FA: Going back to the trial, at the trial, those funny things happened, then the verdict comes down, the verdict is guilty, how did that make you feel?

MK: I felt real bad because maybe I was naive, but I felt that we had a very strong case. After all, we were put into a concentration camp, denied our constitutional rights, then asked to fight for the very things that were denied us. That's the main point I'm trying to say. And that we have every right to protest. Article One in the Bill of Rights says that if the government denies you the right of American citizenship, that you have a right to redress it. And nowhere in the Constitution does it say that good public image is more important than constitutional rights. If people could find that, let me know.

FA: You did go to prison, a lot of the resisters were told that they'd be beaten with two-by-fours or beaten by other inmates. What was your experience?

MK: Well, I didn't fear that. Naturally I was naive to say that I feared, I didn't fear going to jail. Everybody feared, we were brought up that way. We didn't believe that going to jail was the right thing, but under the circumstances, when something like this happens, your citizenship status is at stake, I'm willing to take that chance, to have to go to prison to fight for my rights.

FA: When you went to prison, were you beaten with two-by-fours?

MK: No way. We were treated very good. People respected us over there.

FA: Why?

MK: Because the camp we went to had lot of Jehovah Witnesses, conscientious objectors, they understood what we stood for.

[Interruption]

FC: Are you familiar with the principle that as an American citizen you are innocent until proven guilty?

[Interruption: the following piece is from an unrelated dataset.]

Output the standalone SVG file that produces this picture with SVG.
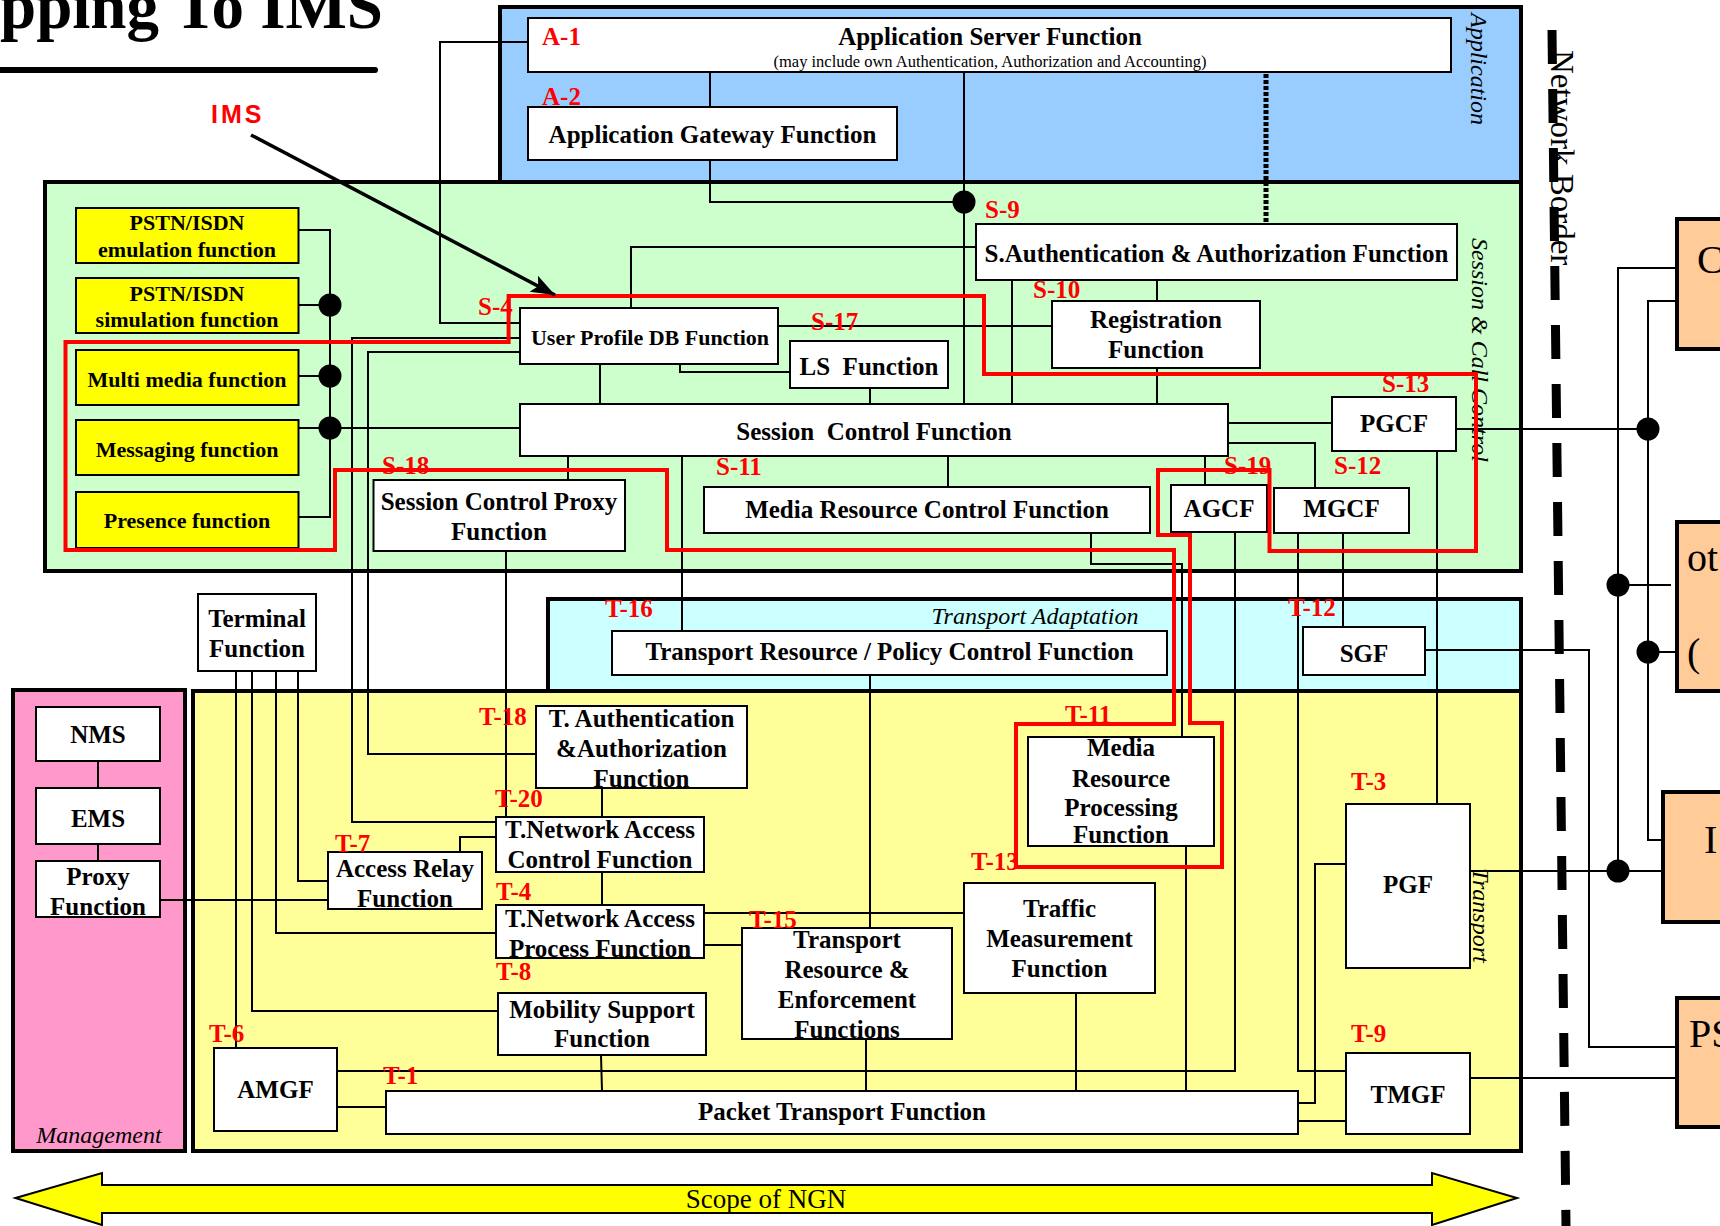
<svg xmlns="http://www.w3.org/2000/svg" width="1720" height="1226" viewBox="0 0 1720 1226">
<style>
.region{stroke:#000;stroke-width:4}
.box{fill:#fff;stroke:#000;stroke-width:2}
.ybox{fill:#ff0;stroke:#000;stroke-width:2}
.obox{fill:#fc9;stroke:#000;stroke-width:4}
.t{font-family:"Liberation Serif","Times New Roman",serif;font-weight:bold;font-size:25px;text-anchor:middle;fill:#000}
.ts{font-size:22px}
.lbl{font-family:"Liberation Serif","Times New Roman",serif;font-weight:bold;font-size:25px;fill:#f00}
.wire{fill:none;stroke:#000;stroke-width:2}
.dot{fill:#000}
.layer{font-family:"Liberation Serif","Times New Roman",serif;font-style:italic;font-size:24px;fill:#000}
.big{font-family:"Liberation Serif","Times New Roman",serif;font-size:40px;fill:#000}
</style>
<defs>
<marker id="ah" markerUnits="userSpaceOnUse" markerWidth="26" markerHeight="20" refX="24" refY="10" orient="auto">
<path d="M0,1 L24,10 L0,19 L5,10 Z" fill="#000"/>
</marker>
</defs>
<rect width="1720" height="1226" fill="#fff"/>

<!-- title -->
<text x="0" y="28" font-family="Liberation Serif, Times New Roman, serif" font-weight="bold" font-size="65">pping To IMS</text>
<line x1="0" y1="70" x2="375" y2="70" stroke="#000" stroke-width="6" stroke-linecap="round"/>

<!-- layers -->
<g id="layers">
<rect class="region" x="500" y="7" width="1021" height="175" fill="#99ccff"/>
<rect class="region" x="45" y="182" width="1476" height="389" fill="#ccffcc"/>
<rect class="region" x="548" y="599" width="973" height="92" fill="#ccffff"/>
<rect class="region" x="193" y="691" width="1328" height="460" fill="#ffff99"/>
<rect class="region" x="13" y="690" width="172" height="461" fill="#ff99cc"/>
<text class="layer" transform="translate(1471,13) rotate(90)">Application</text>
<text class="layer" transform="translate(1472,238) rotate(90)">Session &amp; Call Control</text>
<text class="layer" transform="translate(1473,868) rotate(90)">Transport</text>
<text class="layer" x="1035" y="624" text-anchor="middle" font-size="25">Transport Adaptation</text>
<text class="layer" x="99" y="1143" text-anchor="middle" font-size="25">Management</text>
</g>

<!-- network border -->
<g id="network-border">
<line x1="1552" y1="30" x2="1566" y2="1226" stroke="#000" stroke-width="9" stroke-dasharray="34 25"/>
<text transform="translate(1551,50) rotate(90)" font-family="Liberation Serif, Times New Roman, serif" font-size="33">Network Border</text>
</g>

<!-- connectors -->
<g id="connectors">
<polyline class="wire" points="528,42 440,42 440,323 520,323"/>
<polyline class="wire" points="710,72 710,107"/>
<polyline class="wire" points="710,160 710,202 964,202"/>
<polyline class="wire" points="964,72 964,404"/>
<line x1="1266" y1="74" x2="1266" y2="224" stroke="#000" stroke-width="5" stroke-dasharray="4 2"/>
<polyline class="wire" points="976,247 631,247 631,308"/>
<polyline class="wire" points="1157,280 1157,301"/>
<polyline class="wire" points="1157,368 1157,404"/>
<polyline class="wire" points="1012,280 1012,404"/>
<polyline class="wire" points="778,326 1052,326"/>
<polyline class="wire" points="680,364 680,372 790,372"/>
<polyline class="wire" points="600,364 600,404"/>
<polyline class="wire" points="870,388 870,404"/>
<polyline class="wire" points="1228,423 1332,423"/>
<polyline class="wire" points="1228,443 1315,443 1315,488"/>
<polyline class="wire" points="1205,456 1205,485"/>
<polyline class="wire" points="568,456 568,480"/>
<polyline class="wire" points="948,456 948,487"/>
<polyline class="wire" points="682,456 682,631"/>
<polyline class="wire" points="298,230 330,230 330,517 298,517"/>
<polyline class="wire" points="298,305 330,305"/>
<polyline class="wire" points="298,376 330,376"/>
<polyline class="wire" points="298,428 520,428"/>
<polyline class="wire" points="520,338 352,338 352,822 496,822"/>
<polyline class="wire" points="520,352 368,352 368,754 536,754"/>
<polyline class="wire" points="506,551 506,817"/>
<polyline class="wire" points="602,788 602,817"/>
<polyline class="wire" points="1091,533 1091,564 1182,564 1182,737"/>
<polyline class="wire" points="1186,846 1186,1091"/>
<polyline class="wire" points="1235,532 1235,1071 337,1071"/>
<polyline class="wire" points="1298,533 1298,1071 1346,1071"/>
<polyline class="wire" points="1343,533 1343,627"/>
<polyline class="wire" points="1437,451 1437,804"/>
<polyline class="wire" points="870,675 870,928"/>
<polyline class="wire" points="602,872 602,905"/>
<polyline class="wire" points="704,913 964,913"/>
<polyline class="wire" points="704,945 742,945"/>
<polyline class="wire" points="298,671 298,881 328,881"/>
<polyline class="wire" points="276,671 276,933 496,933"/>
<polyline class="wire" points="252,671 252,1011 498,1011"/>
<polyline class="wire" points="236,671 236,1048"/>
<polyline class="wire" points="160,900 328,900"/>
<polyline class="wire" points="460,852 460,837 496,837"/>
<polyline class="wire" points="601,1055 602,1091"/>
<polyline class="wire" points="866,1039 866,1091"/>
<polyline class="wire" points="1076,993 1076,1091"/>
<polyline class="wire" points="337,1107 386,1107"/>
<polyline class="wire" points="1346,864 1315,864 1315,1103 1298,1103"/>
<polyline class="wire" points="1298,1121 1346,1121"/>
<polyline class="wire" points="98,761 98,788"/>
<polyline class="wire" points="98,844 98,861"/>
<polyline class="wire" points="1425,650 1589,650 1589,1047 1677,1047"/>
<polyline class="wire" points="1470,1078 1677,1078"/>
<polyline class="wire" points="1470,871 1663,871"/>
<polyline class="wire" points="1456,429 1648,429"/>
<polyline class="wire" points="1677,268 1618,268 1618,871"/>
<polyline class="wire" points="1677,301 1648,301 1648,840 1663,840"/>
<polyline class="wire" points="1618,585 1671,585"/>
<polyline class="wire" points="1648,652 1677,652"/>
<circle class="dot" cx="964" cy="202" r="11.5"/>
<circle class="dot" cx="330" cy="305" r="11.5"/>
<circle class="dot" cx="330" cy="376" r="11.5"/>
<circle class="dot" cx="330" cy="428" r="11.5"/>
<circle class="dot" cx="1648" cy="429" r="11.5"/>
<circle class="dot" cx="1618" cy="585" r="11.5"/>
<circle class="dot" cx="1648" cy="652" r="11.5"/>
<circle class="dot" cx="1618" cy="871" r="11.5"/>
</g>

<!-- application layer -->
<g id="as"><rect class="box" x="528" y="18" width="923" height="54"/>
<text class="t" x="990" y="45" font-size="26.5">Application Server Function</text>
<text x="990" y="67" text-anchor="middle" font-family="Liberation Serif, Times New Roman, serif" font-size="16.5">(may include own Authentication, Authorization and Accounting)</text></g>
<g id="agf"><rect class="box" x="528" y="107" width="369" height="53"/><text class="t" x="712.5" y="143">Application Gateway Function</text></g>

<!-- session and call control layer -->
<g id="sauth"><rect class="box" x="976" y="224" width="481" height="56"/><text class="t" x="1216.5" y="262">S.Authentication &amp; Authorization Function</text></g>
<g id="updb"><rect class="box" x="520" y="308" width="258" height="56"/><text class="t ts" x="650" y="345">User Profile DB Function</text></g>
<g id="ls"><rect class="box" x="790" y="341" width="158" height="47"/><text class="t" x="869" y="375">LS&#160; Function</text></g>
<g id="reg"><rect class="box" x="1052" y="301" width="208" height="67"/><text class="t" x="1156" y="328">Registration</text><text class="t" x="1156" y="358">Function</text></g>
<g id="scf"><rect class="box" x="520" y="404" width="708" height="52"/><text class="t" x="874" y="440">Session&#160; Control Function</text></g>
<g id="pgcf"><rect class="box" x="1332" y="397" width="124" height="54"/><text class="t" x="1394" y="432">PGCF</text></g>
<g id="scpf"><rect class="box" x="373.5" y="480" width="251.5" height="71"/><text class="t" x="499" y="510">Session Control Proxy</text><text class="t" x="499" y="540">Function</text></g>
<g id="mrcf"><rect class="box" x="704" y="487" width="446" height="46"/><text class="t" x="927" y="518">Media Resource Control Function</text></g>
<g id="agcf"><rect class="box" x="1171" y="485" width="96" height="47"/><text class="t" x="1219" y="517">AGCF</text></g>
<g id="mgcf"><rect class="box" x="1274" y="488" width="135" height="45"/><text class="t" x="1341.5" y="517">MGCF</text></g>
<g id="pstn-emu"><rect class="ybox" x="76" y="208" width="222.5" height="55"/><text class="t ts" x="187" y="230">PSTN/ISDN</text><text class="t ts" x="187" y="257">emulation function</text></g>
<g id="pstn-sim"><rect class="ybox" x="76" y="278" width="222.5" height="55"/><text class="t ts" x="187" y="301">PSTN/ISDN</text><text class="t ts" x="187" y="327">simulation function</text></g>
<g id="multimedia"><rect class="ybox" x="76" y="350" width="222.5" height="55"/><text class="t ts" x="187" y="387">Multi media function</text></g>
<g id="messaging"><rect class="ybox" x="76" y="420" width="222.5" height="55"/><text class="t ts" x="187" y="457">Messaging function</text></g>
<g id="presence"><rect class="ybox" x="76" y="492" width="222.5" height="56"/><text class="t ts" x="187" y="528">Presence function</text></g>

<!-- transport adaptation / transport / management -->
<g id="terminal"><rect class="box" x="198" y="594" width="118" height="77"/><text class="t" x="257" y="627">Terminal</text><text class="t" x="257" y="657">Function</text></g>
<g id="trpcf"><rect class="box" x="612" y="631" width="555" height="44"/><text class="t" x="889.5" y="660">Transport Resource / Policy Control Function</text></g>
<g id="sgf"><rect class="box" x="1303" y="627" width="122" height="48"/><text class="t" x="1364" y="662">SGF</text></g>
<g id="nms"><rect class="box" x="36" y="707" width="124" height="54"/><text class="t" x="98" y="743">NMS</text></g>
<g id="ems"><rect class="box" x="36" y="788" width="124" height="56"/><text class="t" x="98" y="827">EMS</text></g>
<g id="proxy"><rect class="box" x="36" y="861" width="124" height="56"/><text class="t" x="98" y="885">Proxy</text><text class="t" x="98" y="915">Function</text></g>
<g id="tauth"><rect class="box" x="536" y="706" width="211" height="82"/><text class="t" x="641.5" y="727">T. Authentication</text><text class="t" x="641.5" y="757">&amp;Authorization</text><text class="t" x="641.5" y="787">Function</text></g>
<g id="mrpf"><rect class="box" x="1028" y="737" width="186" height="109"/><text class="t" x="1121" y="756">Media</text><text class="t" x="1121" y="787">Resource</text><text class="t" x="1121" y="816">Processing</text><text class="t" x="1121" y="843">Function</text></g>
<g id="pgf"><rect class="box" x="1346" y="804" width="124" height="164"/><text class="t" x="1408" y="893">PGF</text></g>
<g id="tnacf"><rect class="box" x="496" y="817" width="208" height="55"/><text class="t" x="600" y="838">T.Network Access</text><text class="t" x="600" y="868">Control Function</text></g>
<g id="arf"><rect class="box" x="328" y="852" width="154" height="57"/><text class="t" x="405" y="877">Access Relay</text><text class="t" x="405" y="907">Function</text></g>
<g id="tnapf"><rect class="box" x="496" y="905" width="208" height="53"/><text class="t" x="600" y="927">T.Network Access</text><text class="t" x="600" y="957">Process Function</text></g>
<g id="tmf"><rect class="box" x="964" y="883" width="191" height="110"/><text class="t" x="1059.5" y="917">Traffic</text><text class="t" x="1059.5" y="947">Measurement</text><text class="t" x="1059.5" y="977">Function</text></g>
<g id="tre"><rect class="box" x="742" y="928" width="210" height="111"/><text class="t" x="847" y="948">Transport</text><text class="t" x="847" y="978">Resource &amp;</text><text class="t" x="847" y="1008">Enforcement</text><text class="t" x="847" y="1038">Functions</text></g>
<g id="msf"><rect class="box" x="498" y="993" width="208" height="62"/><text class="t" x="602" y="1018">Mobility Support</text><text class="t" x="602" y="1047">Function</text></g>
<g id="amgf"><rect class="box" x="214" y="1048" width="123" height="83"/><text class="t" x="275.5" y="1098">AMGF</text></g>
<g id="tmgf"><rect class="box" x="1346" y="1053" width="124" height="81"/><text class="t" x="1408" y="1103">TMGF</text></g>
<g id="ptf"><rect class="box" x="386" y="1091" width="912" height="43"/><text class="t" x="842" y="1120">Packet Transport Function</text></g>

<!-- other networks -->
<g id="other-c"><rect class="obox" x="1677" y="219" width="60" height="130"/><text class="big" x="1697" y="273">C</text></g>
<g id="other-ot"><rect class="obox" x="1677" y="522" width="60" height="169"/><text class="big" x="1687" y="571">ot</text><text class="big" x="1687" y="666">(</text></g>
<g id="other-i"><rect class="obox" x="1663" y="792" width="80" height="130"/><text class="big" x="1704" y="853">I</text></g>
<g id="other-ps"><rect class="obox" x="1677" y="998" width="60" height="129"/><text class="big" x="1689" y="1047">PS</text></g>

<!-- IMS scope outline -->
<g id="ims-outline">
<polygon points="65.5,342 508.6,342 508.6,296 984,296 984,374 1476,374 1476,551 1269.5,551 1269.5,470 1158,470 1158,535 1190,535 1190,723 1222,723 1222,867 1016,867 1016,724 1174,724 1174,550 667,550 667,470 335,470 335,550 65.5,550" fill="none" stroke="#f00" stroke-width="4"/>
<text x="211" y="123" font-family="Liberation Sans, Arial, sans-serif" font-weight="bold" font-size="25" letter-spacing="3" fill="#f00">IMS</text>
<line x1="251" y1="135" x2="555" y2="295" stroke="#000" stroke-width="3.5" marker-end="url(#ah)"/>
</g>

<!-- reference point labels -->
<g id="ref-points">
<text class="lbl" x="542" y="45">A-1</text>
<text class="lbl" x="542" y="105">A-2</text>
<text class="lbl" x="985" y="218">S-9</text>
<text class="lbl" x="478" y="315">S-4</text>
<text class="lbl" x="811" y="330">S-17</text>
<text class="lbl" x="1033" y="298">S-10</text>
<text class="lbl" x="1382" y="392">S-13</text>
<text class="lbl" x="382" y="474">S-18</text>
<text class="lbl" x="716" y="475">S-11</text>
<text class="lbl" x="1224" y="474">S-19</text>
<text class="lbl" x="1334" y="474">S-12</text>
<text class="lbl" x="605" y="617">T-16</text>
<text class="lbl" x="1288" y="616">T-12</text>
<text class="lbl" x="479" y="725">T-18</text>
<text class="lbl" x="1065" y="723">T-11</text>
<text class="lbl" x="495" y="807">T-20</text>
<text class="lbl" x="1351" y="790">T-3</text>
<text class="lbl" x="335" y="852">T-7</text>
<text class="lbl" x="971" y="870">T-13</text>
<text class="lbl" x="496" y="900">T-4</text>
<text class="lbl" x="749" y="928">T-15</text>
<text class="lbl" x="496" y="980">T-8</text>
<text class="lbl" x="209" y="1042">T-6</text>
<text class="lbl" x="1351" y="1042">T-9</text>
<text class="lbl" x="383" y="1084">T-1</text>
</g>

<!-- scope arrow -->
<g id="scope">
<polygon points="15.5,1198 102,1173 102,1185 1432,1185 1432,1173 1517,1198 1432,1225 1432,1213 102,1213 102,1225" fill="#ff0" stroke="#000" stroke-width="2"/>
<text x="766" y="1208" text-anchor="middle" font-family="Liberation Serif, Times New Roman, serif" font-size="27">Scope of NGN</text>
</g>
</svg>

MK: Yes. I am familiar with those words because I learned them in school, that we are innocent until proven guilty. But we were never given the chance at court because the government could never find us guilty of anything. I've said that over and over again. That's why they wouldn't let us go to court to prove our innocence, and that I always say that in American law, the punishment must fit the crime. Okay, what crime did we commit to be punished so severely? Nobody has ever answered that question to me.